The Scale of the Arabic AI Gap
Arabic is the 5th most spoken language globally with 400+ million speakers, yet it accounts for less than 1% of AI training data. This massive disparity means AI models perform significantly worse for Arabic queries than English ones — lower accuracy, fewer brand mentions, and higher hallucination rates. For Arabic-speaking users and MENA businesses, this gap represents both a problem and an opportunity.
| Language | Global Speakers | Estimated AI Training Data Share | AI Query Accuracy |
|---|---|---|---|
| English | 1.5B | ~56% | 82% |
| Chinese | 1.1B | ~12% | 74% |
| Spanish | 559M | ~7% | 71% |
| Arabic | 400M | ~0.8% | 54% |
| Hindi | 602M | ~0.5% | 49% |
The Opportunity for MENA Brands
Low Arabic content in AI training data means low competition.

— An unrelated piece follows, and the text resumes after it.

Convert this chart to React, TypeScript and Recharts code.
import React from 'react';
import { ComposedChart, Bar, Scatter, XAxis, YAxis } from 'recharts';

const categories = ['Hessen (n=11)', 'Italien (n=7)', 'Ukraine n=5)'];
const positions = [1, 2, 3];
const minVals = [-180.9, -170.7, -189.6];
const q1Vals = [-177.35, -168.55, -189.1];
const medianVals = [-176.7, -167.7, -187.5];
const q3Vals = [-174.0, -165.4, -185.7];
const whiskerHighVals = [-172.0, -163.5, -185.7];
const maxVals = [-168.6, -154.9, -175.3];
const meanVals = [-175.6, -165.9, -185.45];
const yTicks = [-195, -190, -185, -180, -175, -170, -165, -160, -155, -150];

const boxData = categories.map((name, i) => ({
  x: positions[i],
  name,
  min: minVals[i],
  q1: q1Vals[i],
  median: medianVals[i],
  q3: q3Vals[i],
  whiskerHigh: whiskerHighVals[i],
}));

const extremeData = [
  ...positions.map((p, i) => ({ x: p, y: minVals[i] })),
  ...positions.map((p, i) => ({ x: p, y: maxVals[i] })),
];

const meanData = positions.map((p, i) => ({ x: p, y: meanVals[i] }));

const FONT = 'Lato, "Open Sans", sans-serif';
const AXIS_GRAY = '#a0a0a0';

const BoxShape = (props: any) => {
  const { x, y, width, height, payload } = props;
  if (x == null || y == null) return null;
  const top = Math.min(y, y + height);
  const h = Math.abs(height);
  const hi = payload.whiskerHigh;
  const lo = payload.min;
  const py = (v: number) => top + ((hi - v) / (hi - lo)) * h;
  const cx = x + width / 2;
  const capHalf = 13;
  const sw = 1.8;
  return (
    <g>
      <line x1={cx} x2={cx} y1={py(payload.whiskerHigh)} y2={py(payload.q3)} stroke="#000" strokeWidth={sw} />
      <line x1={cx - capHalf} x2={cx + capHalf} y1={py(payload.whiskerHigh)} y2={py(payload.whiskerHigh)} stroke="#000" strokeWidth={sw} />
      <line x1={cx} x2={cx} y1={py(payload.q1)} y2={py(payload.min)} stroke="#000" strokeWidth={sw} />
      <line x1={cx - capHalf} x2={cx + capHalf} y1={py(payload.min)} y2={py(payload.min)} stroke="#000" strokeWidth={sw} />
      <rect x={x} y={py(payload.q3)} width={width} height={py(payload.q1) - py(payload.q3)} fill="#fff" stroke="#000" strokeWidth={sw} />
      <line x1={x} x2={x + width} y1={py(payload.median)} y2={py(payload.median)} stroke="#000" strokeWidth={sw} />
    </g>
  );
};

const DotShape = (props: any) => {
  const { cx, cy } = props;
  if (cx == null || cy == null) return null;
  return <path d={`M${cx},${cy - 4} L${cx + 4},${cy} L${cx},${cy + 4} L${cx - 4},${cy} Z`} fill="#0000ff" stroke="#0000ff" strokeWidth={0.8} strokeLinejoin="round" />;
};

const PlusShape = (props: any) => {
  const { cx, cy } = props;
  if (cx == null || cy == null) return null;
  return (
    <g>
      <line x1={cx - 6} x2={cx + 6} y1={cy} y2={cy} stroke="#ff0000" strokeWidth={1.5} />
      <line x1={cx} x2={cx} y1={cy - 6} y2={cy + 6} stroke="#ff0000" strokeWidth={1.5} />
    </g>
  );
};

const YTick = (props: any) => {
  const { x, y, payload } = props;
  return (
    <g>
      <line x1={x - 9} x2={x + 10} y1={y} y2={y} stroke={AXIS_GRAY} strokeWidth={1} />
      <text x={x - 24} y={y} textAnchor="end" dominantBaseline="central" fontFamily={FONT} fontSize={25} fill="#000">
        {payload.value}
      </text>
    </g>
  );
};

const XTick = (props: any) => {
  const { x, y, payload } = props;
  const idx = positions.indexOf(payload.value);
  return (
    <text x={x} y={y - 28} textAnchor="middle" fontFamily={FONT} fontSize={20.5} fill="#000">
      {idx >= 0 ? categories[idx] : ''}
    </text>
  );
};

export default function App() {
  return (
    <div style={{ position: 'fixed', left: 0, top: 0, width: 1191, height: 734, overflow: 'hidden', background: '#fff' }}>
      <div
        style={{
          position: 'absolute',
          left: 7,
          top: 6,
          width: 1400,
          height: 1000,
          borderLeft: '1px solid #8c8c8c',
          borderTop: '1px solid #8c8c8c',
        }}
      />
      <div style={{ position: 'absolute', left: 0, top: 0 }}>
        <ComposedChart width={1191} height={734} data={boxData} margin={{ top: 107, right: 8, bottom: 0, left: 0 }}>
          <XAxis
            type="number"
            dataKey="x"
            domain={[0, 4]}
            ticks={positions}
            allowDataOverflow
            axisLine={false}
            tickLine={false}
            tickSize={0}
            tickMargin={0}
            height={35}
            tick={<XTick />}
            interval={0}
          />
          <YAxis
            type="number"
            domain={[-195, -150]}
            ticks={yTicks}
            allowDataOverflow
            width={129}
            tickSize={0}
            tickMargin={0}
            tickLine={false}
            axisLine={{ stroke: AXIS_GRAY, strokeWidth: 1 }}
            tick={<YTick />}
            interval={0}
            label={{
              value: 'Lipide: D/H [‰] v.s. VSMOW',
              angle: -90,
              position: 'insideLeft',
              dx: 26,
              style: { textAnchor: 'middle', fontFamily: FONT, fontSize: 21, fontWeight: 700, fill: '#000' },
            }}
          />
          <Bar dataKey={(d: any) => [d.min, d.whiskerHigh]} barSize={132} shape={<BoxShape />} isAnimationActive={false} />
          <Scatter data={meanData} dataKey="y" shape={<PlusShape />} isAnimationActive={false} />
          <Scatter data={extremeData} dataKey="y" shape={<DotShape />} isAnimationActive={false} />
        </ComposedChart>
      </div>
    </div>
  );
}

MENA brands that publish high-quality, structured Arabic content become disproportionately influential in how AI models answer Arabic queries. A well-crafted Arabic article about your industry can become the primary source AI models reference for Arabic queries in your category — because alternatives simply don't exist.
This dynamic is especially powerful for RAG-enabled platforms like Perplexity: with fewer Arabic pages competing for retrieval, each high-quality Arabic page has a much higher probability of being cited than equivalent English content.
Recommended Actions
- Publish bilingual content: Every key page should exist in both English and Arabic, with proper hreflang markup.
- Use Modern Standard Arabic: AI models handle MSA better than dialectal Arabic. Use MSA for formal content, with dialect-aware FAQs for specific markets.
- Structured data in Arabic: Add Arabic-language schema markup — Organization, FAQ, Product schemas with Arabic values.
- Target Arabic FAQs: Build Arabic FAQ content that directly answers the questions Arabic speakers ask AI assistants.